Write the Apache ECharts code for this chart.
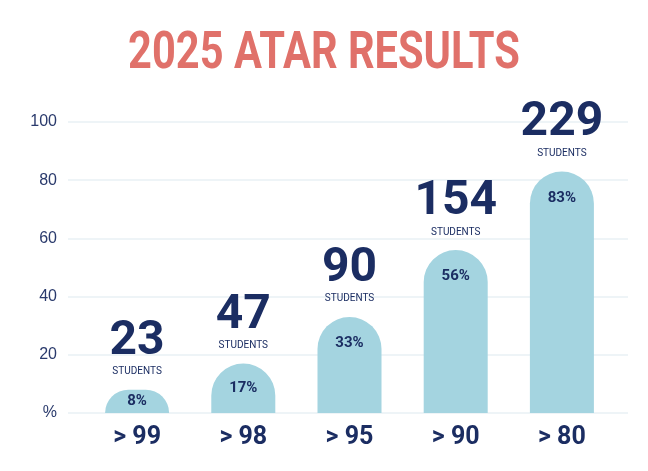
<!DOCTYPE html>
<html>
<head>
<meta charset="utf-8">
<script src="https://cdn.jsdelivr.net/npm/echarts@6/dist/echarts.min.js"></script>
<style>
html,body{margin:0;padding:0;background:#fff;}
#main{width:648px;height:471px;}
</style>
</head>
<body>
<div id="main"></div>
<script>
// ATAR 分段
var categories = ['> 99', '> 98', '> 95', '> 90', '> 80'];
// 学生占比 (%)
var percents = [8, 17, 33, 56, 83];
// 学生人数
var students = [23, 47, 90, 154, 229];
var yTicks = [0, 20, 40, 60, 80, 100];

var navy = '#1b2d62';
var barColor = '#a4d4e0';

var chart = echarts.init(document.getElementById('main'));

//柱子数据
var barData = percents.map(function(v, i){
	return {
		value: v,
		label: v < 20 ? {position:'inside'} : {position:'insideTop', distance:19}
	};
});

var option = {
	animation: false,
	graphic: [{
		type: 'text',
		x: 324, y: 55,
		scaleX: 0.8,
		style: {
			text: '2025 ATAR RESULTS',
			fontFamily: 'Roboto', fontWeight: 'bold', fontSize: 52,
			fill: '#e0716a',
			textAlign: 'center', textVerticalAlign: 'middle'
		}
	}],
	grid: [
		{left: 68, right: 20, top: 122, bottom: 58},
		{left: 84, right: 33, top: 122, bottom: 58}
	],
	xAxis: [
		{gridIndex: 0, type: 'category', data: categories, show: false},
		{
			gridIndex: 1, type: 'category', data: categories,
			axisLine: {show: false}, axisTick: {show: false},
			axisLabel: {color: navy, fontFamily: 'Roboto', fontWeight: 'bold', fontSize: 25, margin: 12}
		}
	],
	yAxis: [
		{
			gridIndex: 0, type: 'value', min: yTicks[0], max: yTicks[yTicks.length-1], interval: 20,
			axisLine: {show: false}, axisTick: {show: false},
			splitLine: {lineStyle: {color: '#e9f1f5', width: 1.5}},
			axisLabel: {
				color: '#2a3a6c', fontFamily: 'Liberation Sans', fontSize: 16, margin: 11,
				formatter: function(v){ return v === 0 ? '%' : v; }
			}
		},
		{gridIndex: 1, type: 'value', min: 0, max: 100, show: false}
	],
	series: [
		{
			//柱子 + 百分比
			type: 'bar', xAxisIndex: 1, yAxisIndex: 1,
			data: barData, barWidth: 64,
			itemStyle: {color: barColor, borderRadius: [32, 32, 0, 0]},
			label: {
				show: true, color: navy, fontFamily: 'Roboto', fontWeight: 'bold', fontSize: 15,
				formatter: '{c}%'
			},
			z: 3
		},
		{
			//人数标签
			type: 'bar', xAxisIndex: 1, yAxisIndex: 1,
			data: percents, barWidth: 64, barGap: '-100%',
			itemStyle: {color: 'rgba(0,0,0,0)'},
			label: {
				show: true, position: 'top', distance: 11,
				formatter: function(p){
					return '{n|' + students[p.dataIndex] + '}\n{s|STUDENTS}';
				},
				rich: {
					n: {color: navy, fontFamily: 'Roboto', fontWeight: 'bold', fontSize: 48, lineHeight: 46, align: 'center'},
					s: {color: navy, fontFamily: 'Roboto', fontSize: 10, lineHeight: 14, align: 'center'}
				}
			},
			z: 4
		}
	]
};
chart.setOption(option);
</script>
</body>
</html>
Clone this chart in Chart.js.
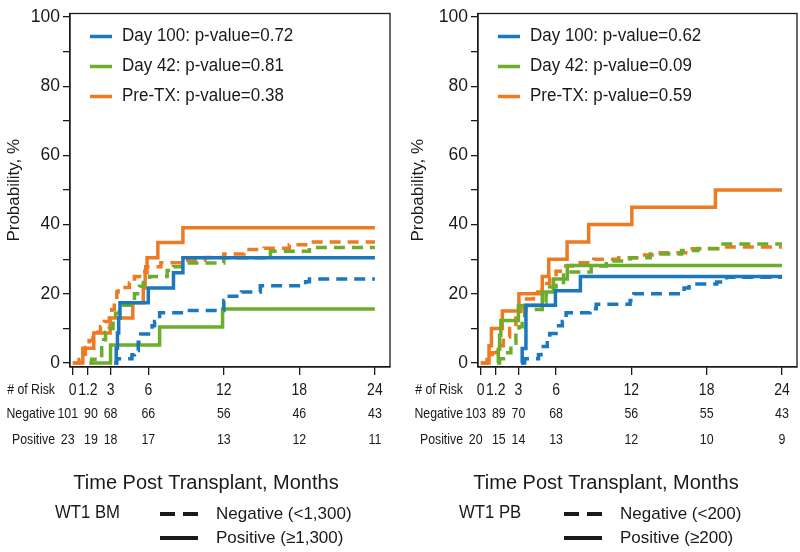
<!DOCTYPE html>
<html>
<head>
<meta charset="utf-8">
<script src="https://cdn.jsdelivr.net/npm/chart.js@4.4.1/dist/chart.umd.min.js"></script>
<style>
  html, body { margin: 0; padding: 0; background: #fff; }
  #wrap { position: relative; width: 800px; height: 552px; }
  canvas { position: absolute; top: 0; }
</style>
</head>
<body>
<div id="wrap">
  <canvas id="chartBM" width="404" height="552" style="left:0"></canvas>
  <canvas id="chartPB" width="396" height="552" style="left:404px"></canvas>
</div>
<script>
// Ejes
const xTicks = [0, 1.2, 3, 6, 12, 18, 24];
const yTicks = [0, 10, 20, 30, 40, 50, 60, 70, 80, 90, 100];

// Panel WT1 BM
const bmPvalues = ['0.72', '0.81', '0.38'];
const bmRiskNeg = [101, 90, 68, 66, 56, 46, 43];
const bmRiskPos = [23, 19, 18, 17, 13, 12, 11];

const bmD100PosT = [3.3, 3.45, 3.55, 3.65, 3.75, 6.0, 8.0, 8.75, 24];
const bmD100PosY = [0, 4.3, 8.7, 13.0, 17.4, 21.7, 26.1, 30.4, 30.4];
const bmD100NegT = [3.3, 3.5, 4.7, 4.9, 5.2, 5.4, 6.3, 6.5, 6.9, 8.9, 12.0, 12.2, 13.4, 14.9, 18.5, 18.8, 24];
const bmD100NegY = [0, 1.2, 2.4, 3.6, 6.0, 8.4, 10.8, 12.0, 14.5, 15.2, 18.1, 19.3, 20.5, 22.3, 23.5, 24.3, 24.3];
const bmD42PosT = [1.33, 3.0, 6.9, 11.9, 24];
const bmD42PosY = [0, 5.2, 10.4, 15.6, 15.6];
const bmD42NegT = [1.33, 1.5, 2.0, 2.3, 2.45, 2.6, 2.9, 3.2, 3.4, 3.7, 4.6, 4.9, 5.3, 5.6, 6.1, 7.5, 8.0, 8.7, 12.0, 15.7, 18.8, 24];
const bmD42NegY = [0, 1.1, 2.2, 4.4, 6.7, 8.9, 10.0, 12.2, 14.4, 16.7, 17.8, 20.0, 22.2, 23.3, 25.0, 26.7, 27.8, 28.9, 30.4, 32.3, 33.4, 33.4];
const bmPrePosT = [0, 0.8, 1.67, 2.97, 4.77, 5.6, 5.75, 5.9, 6.76, 8.75, 24];
const bmPrePosY = [0, 4.3, 8.7, 13.0, 17.4, 21.7, 26.1, 30.4, 34.8, 39.1, 39.1];
const bmPreNegT = [0, 0.5, 0.8, 1.0, 1.3, 1.6, 2.2, 2.5, 2.9, 3.1, 3.3, 3.5, 3.6, 4.5, 4.9, 5.5, 5.8, 7.0, 8.8, 10.5, 12.0, 13.6, 15.2, 17.2, 18.8, 24];
const bmPreNegY = [0, 1.0, 2.5, 4.5, 6.5, 8.9, 10.5, 12.0, 13.5, 15.5, 18.0, 20.5, 21.8, 23.2, 25.0, 26.5, 27.8, 29.0, 29.7, 30.5, 31.5, 32.8, 33.2, 34.2, 35.0, 35.0];

// Panel WT1 PB
const pbPvalues = ['0.62', '0.09', '0.59'];
const pbRiskNeg = [103, 89, 70, 68, 56, 55, 43];
const pbRiskPos = [20, 15, 14, 13, 12, 10, 9];

const pbD100PosT = [3.2, 3.3, 3.6, 5.95, 7.94, 24];
const pbD100PosY = [0, 4.2, 16.7, 20.9, 25.0, 25.0];
const pbD100NegT = [3.3, 3.5, 4.6, 4.8, 5.3, 5.5, 6.2, 6.5, 6.8, 8.7, 9.2, 11.9, 12.2, 16.2, 16.6, 18.8, 19.6, 24];
const pbD100NegY = [0, 1.2, 2.4, 4.8, 7.2, 8.5, 10.8, 12.0, 14.5, 15.7, 17.0, 18.1, 20.0, 21.7, 22.8, 23.4, 24.8, 24.8];
const pbD42PosT = [1.3, 1.4, 1.5, 1.6, 3.0, 4.9, 5.8, 6.9, 24];
const pbD42PosY = [0, 4.0, 8.0, 12.3, 16.6, 20.5, 24.3, 28.2, 28.2];
const pbD42NegT = [1.4, 1.5, 2.0, 2.4, 2.8, 3.05, 3.3, 3.5, 4.9, 5.2, 5.5, 6.0, 6.6, 8.8, 10.0, 11.9, 13.5, 16.0, 17.3, 19.0, 24];
const pbD42NegY = [0, 1.2, 3.0, 5.7, 8.0, 10.5, 13.0, 15.5, 17.5, 20.0, 22.0, 23.3, 26.3, 28.0, 29.5, 30.4, 31.5, 32.5, 33.1, 34.4, 34.4];
const pbPrePosT = [0, 0.66, 0.85, 1.72, 3.04, 4.9, 5.42, 6.88, 8.6, 12.04, 18.7, 24];
const pbPrePosY = [0, 5, 10, 15, 20, 25, 30, 35, 40, 45, 50, 50];
const pbPreNegT = [0, 0.5, 0.9, 1.3, 1.8, 2.3, 2.8, 3.2, 3.5, 4.2, 4.9, 5.5, 6.0, 6.6, 7.3, 9.0, 11.0, 12.6, 14.3, 16.5, 19.2, 24];
const pbPreNegY = [0, 1.0, 3.0, 5.0, 7.5, 10.0, 13.0, 16.0, 18.5, 20.5, 23.0, 24.5, 26.5, 28.0, 29.0, 30.0, 30.4, 31.2, 31.9, 33.0, 33.5, 33.5];

const BLUE = '#1b77be';
const GREEN = '#6cad2b';
const ORANGE = '#ee7b22';
const INK = '#1a1a1a';
const FONT = '"Liberation Sans", Arial, sans-serif';

// desplazamiento de las dos primeras columnas de la tabla para que no se peguen
const colNudge = [-5, 3, 0, 0, 0, 0, 0];

function pts(t, y) {
    return t.map((v, i) => ({ x: v, y: y[i] }));
}

function serie(t, y, color, dashed) {
    return {
        data: pts(t, y),
        borderColor: color,
        borderWidth: 3.5,
        borderDash: dashed ? [11, 7] : [],
        stepped: 'before',
        pointRadius: 0,
        fill: false
    };
}

// Texto con compresión horizontal opcional
function drawText(ctx, text, px, py, size, sx, align) {
    ctx.save();
    ctx.translate(px, py);
    ctx.scale(sx, 1);
    ctx.font = size + 'px ' + FONT;
    ctx.fillStyle = INK;
    ctx.textAlign = align;
    ctx.textBaseline = 'middle';
    ctx.fillText(text, 0, 0);
    ctx.restore();
}

const panelDecor = {
    id: 'panelDecor',
    afterDraw(chart, args, o) {
        const { ctx, chartArea: a, scales: { x } } = chart;
        const w = chart.width;
        ctx.save();

        // marco
        ctx.strokeStyle = INK;
        ctx.lineWidth = 1.3;
        ctx.strokeRect(a.left, a.top, a.right - a.left, a.bottom - a.top);

        // leyenda interior
        const colors = [BLUE, GREEN, ORANGE];
        const names = ['Day 100', 'Day 42', 'Pre-TX'];
        names.forEach((n, i) => {
            const yy = a.top + 23 + i * 30;
            ctx.strokeStyle = colors[i];
            ctx.lineWidth = 3.5;
            ctx.setLineDash([]);
            ctx.beginPath();
            ctx.moveTo(a.left + 20, yy);
            ctx.lineTo(a.left + 42, yy);
            ctx.stroke();
            drawText(ctx, n + ': p-value=' + o.pvalues[i], a.left + 52, yy, 17.5, 0.97, 'left');
        });

        // tabla de riesgo
        const labX = a.left - 15;
        drawText(ctx, '# of Risk', labX, 390, 15, 0.82, 'right');
        drawText(ctx, 'Negative', labX, 414, 15, 0.82, 'right');
        drawText(ctx, 'Positive', labX, 440, 15, 0.82, 'right');
        xTicks.forEach((t, i) => {
            const px = x.getPixelForValue(t);
            drawText(ctx, String(t), px, 390, 16.5, 0.85, 'center');
            drawText(ctx, String(o.riskNeg[i]), px + colNudge[i], 414, 15.5, 0.8, 'center');
            drawText(ctx, String(o.riskPos[i]), px + colNudge[i], 440, 15.5, 0.8, 'center');
        });

        // título eje x
        drawText(ctx, 'Time Post Transplant, Months', w / 2 + 4, 483, 20, 1, 'center');

        // leyenda de estilos
        drawText(ctx, o.group, 55, 513, 19, 0.88, 'left');
        ctx.strokeStyle = INK;
        ctx.lineWidth = 4;
        ctx.setLineDash([15, 8]);
        ctx.beginPath();
        ctx.moveTo(160, 514);
        ctx.lineTo(198, 514);
        ctx.stroke();
        ctx.setLineDash([]);
        ctx.beginPath();
        ctx.moveTo(160, 538);
        ctx.lineTo(198, 538);
        ctx.stroke();
        drawText(ctx, o.negLabel, 216, 514, 17, 1, 'left');
        drawText(ctx, o.posLabel, 216, 538, 17, 1, 'left');

        ctx.restore();
    }
};

function makePanel(id, cfg) {
    const ctx = document.getElementById(id);
    return new Chart(ctx.getContext('2d'), {
        type: 'line',
        data: { datasets: cfg.datasets },
        plugins: [panelDecor],
        options: {
            responsive: false,
            animation: false,
            devicePixelRatio: 1,
            layout: { padding: { left: 0, right: cfg.padRight, top: 10, bottom: 0 } },
            plugins: {
                legend: { display: false },
                tooltip: { enabled: false },
                panelDecor: cfg.decor
            },
            scales: {
                x: {
                    type: 'linear',
                    min: -0.22,
                    max: 25.2,
                    afterBuildTicks: s => { s.ticks = xTicks.map(v => ({ value: v })); },
                    afterFit: s => { s.height = 185; },
                    ticks: { display: false },
                    grid: { drawOnChartArea: false, tickLength: 8, color: INK, lineWidth: 1.3 },
                    border: { display: true, color: INK, width: 1.3 }
                },
                y: {
                    min: -1.15,
                    max: 101,
                    afterBuildTicks: s => { s.ticks = yTicks.map(v => ({ value: v })); },
                    afterFit: s => { s.width = cfg.yWidth; },
                    ticks: {
                        color: INK,
                        padding: 3,
                        font: { family: FONT, size: 17.5 },
                        callback: v => (v % 20 === 0 ? v : '')
                    },
                    grid: { drawOnChartArea: false, tickLength: 7, color: INK, lineWidth: 1.3 },
                    border: { display: true, color: INK, width: 1.3 },
                    title: {
                        display: true,
                        text: 'Probability, %',
                        color: INK,
                        font: { family: FONT, size: 17 },
                        padding: { top: 4, bottom: 0 }
                    }
                }
            }
        }
    });
}

window.addEventListener('DOMContentLoaded', () => {
    makePanel('chartBM', {
        yWidth: 70,
        padRight: 14,
        datasets: [
            serie(bmD100PosT, bmD100PosY, BLUE, false),
            serie(bmD100NegT, bmD100NegY, BLUE, true),
            serie(bmD42PosT, bmD42PosY, GREEN, false),
            serie(bmD42NegT, bmD42NegY, GREEN, true),
            serie(bmPrePosT, bmPrePosY, ORANGE, false),
            serie(bmPreNegT, bmPreNegY, ORANGE, true)
        ],
        decor: {
            pvalues: bmPvalues, riskNeg: bmRiskNeg, riskPos: bmRiskPos,
            group: 'WT1 BM', negLabel: 'Negative (<1,300)', posLabel: 'Positive (\u22651,300)'
        }
    });
    makePanel('chartPB', {
        yWidth: 74,
        padRight: 3,
        datasets: [
            serie(pbD100PosT, pbD100PosY, BLUE, false),
            serie(pbD100NegT, pbD100NegY, BLUE, true),
            serie(pbD42PosT, pbD42PosY, GREEN, false),
            serie(pbD42NegT, pbD42NegY, GREEN, true),
            serie(pbPrePosT, pbPrePosY, ORANGE, false),
            serie(pbPreNegT, pbPreNegY, ORANGE, true)
        ],
        decor: {
            pvalues: pbPvalues, riskNeg: pbRiskNeg, riskPos: pbRiskPos,
            group: 'WT1 PB', negLabel: 'Negative (<200)', posLabel: 'Positive (\u2265200)'
        }
    });
});
</script>
</body>
</html>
+ + +
Copy, word for word, the entries above from the first line to the line that holds "var yTicks = [0, 20, 40, 60, 80, 100];". Drop the pictures.

### Exercise solution:
Write the Apache ECharts code for this chart.
<!DOCTYPE html>
<html>
<head>
<meta charset="utf-8">
<script src="https://cdn.jsdelivr.net/npm/echarts@6/dist/echarts.min.js"></script>
<style>
html,body{margin:0;padding:0;background:#fff;}
#main{width:648px;height:471px;}
</style>
</head>
<body>
<div id="main"></div>
<script>
// ATAR 分段
var categories = ['> 99', '> 98', '> 95', '> 90', '> 80'];
// 学生占比 (%)
var percents = [8, 17, 33, 56, 83];
// 学生人数
var students = [23, 47, 90, 154, 229];
var yTicks = [0, 20, 40, 60, 80, 100];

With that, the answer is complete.